◆ **PROBLEM REQUIREMENTS**: Return all the data below as it stands, minus the pictures.

--------------------------------

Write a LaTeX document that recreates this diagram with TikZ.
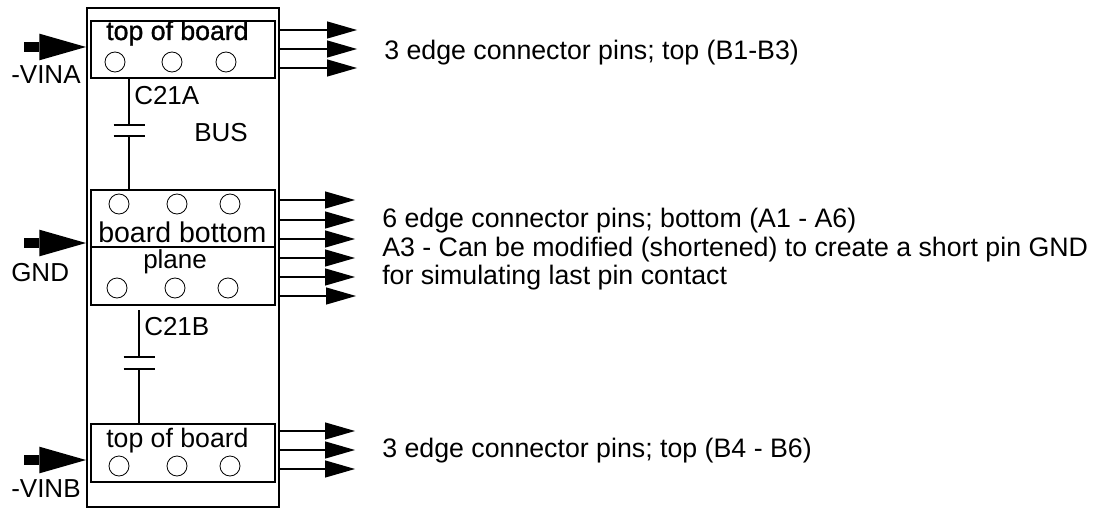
\documentclass[tikz,border=0pt]{standalone}
\usepackage{fontspec}
\setmainfont{Liberation Sans}
\newfontfamily\heavyfont[FakeBold=1.2]{Liberation Sans}
\usetikzlibrary{arrows.meta}
\newcommand{\bigfs}{\fontsize{19.5}{22}\selectfont}
\newcommand{\midfs}{\fontsize{20}{22}\selectfont}
\newcommand{\widefs}{\fontsize{21.4}{22}\selectfont}
\newcommand{\smallfs}{\fontsize{20.05}{22}\selectfont}
\tikzset{
  x=0.75pt,y=-0.75pt,
  box/.style={draw,line width=1.6pt,inner sep=0pt},
  hole/.style={circle,draw,line width=0.6pt,minimum size=15pt,inner sep=0pt},
  wire/.style={line width=2pt},
  pin/.style={line width=1.2pt,-{Triangle[length=22.5pt,width=13pt,line width=0pt]}},
  feed/.style={line width=8pt,-{Triangle[length=35pt,width=20pt,line width=0pt]}},
  lab/.style={anchor=base west,inner sep=0pt,font=\bigfs},
  note/.style={anchor=base west,inner sep=0pt,font=\smallfs},
}
\newcommand{\boxat}[5]{\node[box,minimum width=#4*0.75pt,minimum height=#5*0.75pt] (#1) at (#2,#3) {};}
\begin{document}
\begin{tikzpicture}
\useasboundingbox (0,0) rectangle (1103,510);
% board and copper areas
\boxat{board}{183}{257.5}{192}{499}
\boxat{topa}{183}{49.5}{184}{57}
\boxat{mid}{183}{247.5}{184}{115}
\boxat{topb}{183}{453}{184}{58}
\draw[wire] (mid.west |- 0,247) coordinate (ml) -- (mid.east |- 0,247) coordinate (mr);
% holes
\foreach \n/\x/\y in {a1/115/62,a2/172/62,a3/226/62,m1/119/204,m2/177/204,m3/230/204,n1/117/288,n2/175/288,n3/228/288,b1/119/466,b2/177/466,b3/230/466}
  \node[hole] (h\n) at (\x,\y) {};
% capacitors
\coordinate (pa1) at (129,125); \coordinate (pa2) at (129,136);
\coordinate (pb1) at (139,357); \coordinate (pb2) at (139,369);
\coordinate (ca) at (129,78); \coordinate (cm) at (129,190);
\coordinate (cb) at (139,310); \coordinate (ct) at (139,424);
\draw[wire] (ca) -- (pa1) (pa2) -- (cm) (cb) -- (pb1) (pb2) -- (ct);
\draw[wire] ([xshift=-15.5*0.75pt]pa1) -- ([xshift=15.5*0.75pt]pa1);
\draw[wire] ([xshift=-15.5*0.75pt]pa2) -- ([xshift=15.5*0.75pt]pa2);
\draw[wire] ([xshift=-15.5*0.75pt]pb1) -- ([xshift=15.5*0.75pt]pb1);
\draw[wire] ([xshift=-15.5*0.75pt]pb2) -- ([xshift=15.5*0.75pt]pb2);
% edge pins
\foreach \n/\y/\e in {1/30/357,2/49/357,3/68/357,4/200/355,5/220/355,6/239/355,7/258/355,8/277/355,9/296/356,10/431/355,11/450/355,12/469/355}{
  \coordinate (ps\n) at (279,\y); \coordinate (pe\n) at (\e,\y);
  \draw[pin] (ps\n) -- (pe\n);
}
% feeds
\foreach \n/\y in {a/47,g/243,b/460}{
  \coordinate (fs\n) at (24,\y); \coordinate (fe\n) at (86,\y);
  \draw[feed] (fs\n) -- (fe\n);
}
% labels
\node[lab,font=\heavyfont\midfs] (t1) at (106,40) {top of board};
\node[lab] (t2) at (11,84) {-VINA};
\node[lab] (t3) at (134,104) {C21A};
\node[lab] (t4) at (194,142) {BUS};
\node[lab,font=\widefs] (t5) at (98,242) {board bottom};
\node[lab] (t6) at (143,268) {plane};
\node[lab] (t7) at (11,281) {GND};
\node[lab] (t8) at (144,335) {C21B};
\node[lab,font=\midfs] (t9) at (106,447) {top of board};
\node[lab] (t10) at (11,497) {-VINB};
\node[note] (n1) at (384,60) {3 edge connector pins; top (B1-B3)};
\node[note] (n2) at (382,227) {6 edge connector pins; bottom (A1 - A6)};
\node[note] (n3) at (382,256) {A3 - Can be modified (shortened) to create a short pin GND};
\node[note] (n4) at (382,284) {for simulating last pin contact};
\node[note] (n5) at (382,457) {3 edge connector pins; top (B4 - B6)};
\end{tikzpicture}
\end{document}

--------------------------------

◆ **WORKED SOLUTION**:
Write a LaTeX document that recreates this diagram with TikZ.
\documentclass[tikz,border=0pt]{standalone}
\usepackage{fontspec}
\setmainfont{Liberation Sans}
\newfontfamily\heavyfont[FakeBold=1.2]{Liberation Sans}
\usetikzlibrary{arrows.meta}
\newcommand{\bigfs}{\fontsize{19.5}{22}\selectfont}
\newcommand{\midfs}{\fontsize{20}{22}\selectfont}
\newcommand{\widefs}{\fontsize{21.4}{22}\selectfont}
\newcommand{\smallfs}{\fontsize{20.05}{22}\selectfont}
\tikzset{
  x=0.75pt,y=-0.75pt,
  box/.style={draw,line width=1.6pt,inner sep=0pt},
  hole/.style={circle,draw,line width=0.6pt,minimum size=15pt,inner sep=0pt},
  wire/.style={line width=2pt},
  pin/.style={line width=1.2pt,-{Triangle[length=22.5pt,width=13pt,line width=0pt]}},
  feed/.style={line width=8pt,-{Triangle[length=35pt,width=20pt,line width=0pt]}},
  lab/.style={anchor=base west,inner sep=0pt,font=\bigfs},
  note/.style={anchor=base west,inner sep=0pt,font=\smallfs},
}
\newcommand{\boxat}[5]{\node[box,minimum width=#4*0.75pt,minimum height=#5*0.75pt] (#1) at (#2,#3) {};}
\begin{document}
\begin{tikzpicture}
\useasboundingbox (0,0) rectangle (1103,510);
% board and copper areas
\boxat{board}{183}{257.5}{192}{499}
\boxat{topa}{183}{49.5}{184}{57}
\boxat{mid}{183}{247.5}{184}{115}
\boxat{topb}{183}{453}{184}{58}
\draw[wire] (mid.west |- 0,247) coordinate (ml) -- (mid.east |- 0,247) coordinate (mr);
% holes
\foreach \n/\x/\y in {a1/115/62,a2/172/62,a3/226/62,m1/119/204,m2/177/204,m3/230/204,n1/117/288,n2/175/288,n3/228/288,b1/119/466,b2/177/466,b3/230/466}
  \node[hole] (h\n) at (\x,\y) {};
% capacitors
\coordinate (pa1) at (129,125); \coordinate (pa2) at (129,136);
\coordinate (pb1) at (139,357); \coordinate (pb2) at (139,369);
\coordinate (ca) at (129,78); \coordinate (cm) at (129,190);
\coordinate (cb) at (139,310); \coordinate (ct) at (139,424);
\draw[wire] (ca) -- (pa1) (pa2) -- (cm) (cb) -- (pb1) (pb2) -- (ct);
\draw[wire] ([xshift=-15.5*0.75pt]pa1) -- ([xshift=15.5*0.75pt]pa1);
\draw[wire] ([xshift=-15.5*0.75pt]pa2) -- ([xshift=15.5*0.75pt]pa2);
\draw[wire] ([xshift=-15.5*0.75pt]pb1) -- ([xshift=15.5*0.75pt]pb1);
\draw[wire] ([xshift=-15.5*0.75pt]pb2) -- ([xshift=15.5*0.75pt]pb2);
% edge pins
\foreach \n/\y/\e in {1/30/357,2/49/357,3/68/357,4/200/355,5/220/355,6/239/355,7/258/355,8/277/355,9/296/356,10/431/355,11/450/355,12/469/355}{
  \coordinate (ps\n) at (279,\y); \coordinate (pe\n) at (\e,\y);
  \draw[pin] (ps\n) -- (pe\n);
}
% feeds
\foreach \n/\y in {a/47,g/243,b/460}{
  \coordinate (fs\n) at (24,\y); \coordinate (fe\n) at (86,\y);
  \draw[feed] (fs\n) -- (fe\n);
}
% labels
\node[lab,font=\heavyfont\midfs] (t1) at (106,40) {top of board};
\node[lab] (t2) at (11,84) {-VINA};
\node[lab] (t3) at (134,104) {C21A};
\node[lab] (t4) at (194,142) {BUS};
\node[lab,font=\widefs] (t5) at (98,242) {board bottom};
\node[lab] (t6) at (143,268) {plane};
\node[lab] (t7) at (11,281) {GND};
\node[lab] (t8) at (144,335) {C21B};
\node[lab,font=\midfs] (t9) at (106,447) {top of board};
\node[lab] (t10) at (11,497) {-VINB};
\node[note] (n1) at (384,60) {3 edge connector pins; top (B1-B3)};
\node[note] (n2) at (382,227) {6 edge connector pins; bottom (A1 - A6)};
\node[note] (n3) at (382,256) {A3 - Can be modified (shortened) to create a short pin GND};
\node[note] (n4) at (382,284) {for simulating last pin contact};
\node[note] (n5) at (382,457) {3 edge connector pins; top (B4 - B6)};
\end{tikzpicture}
\end{document}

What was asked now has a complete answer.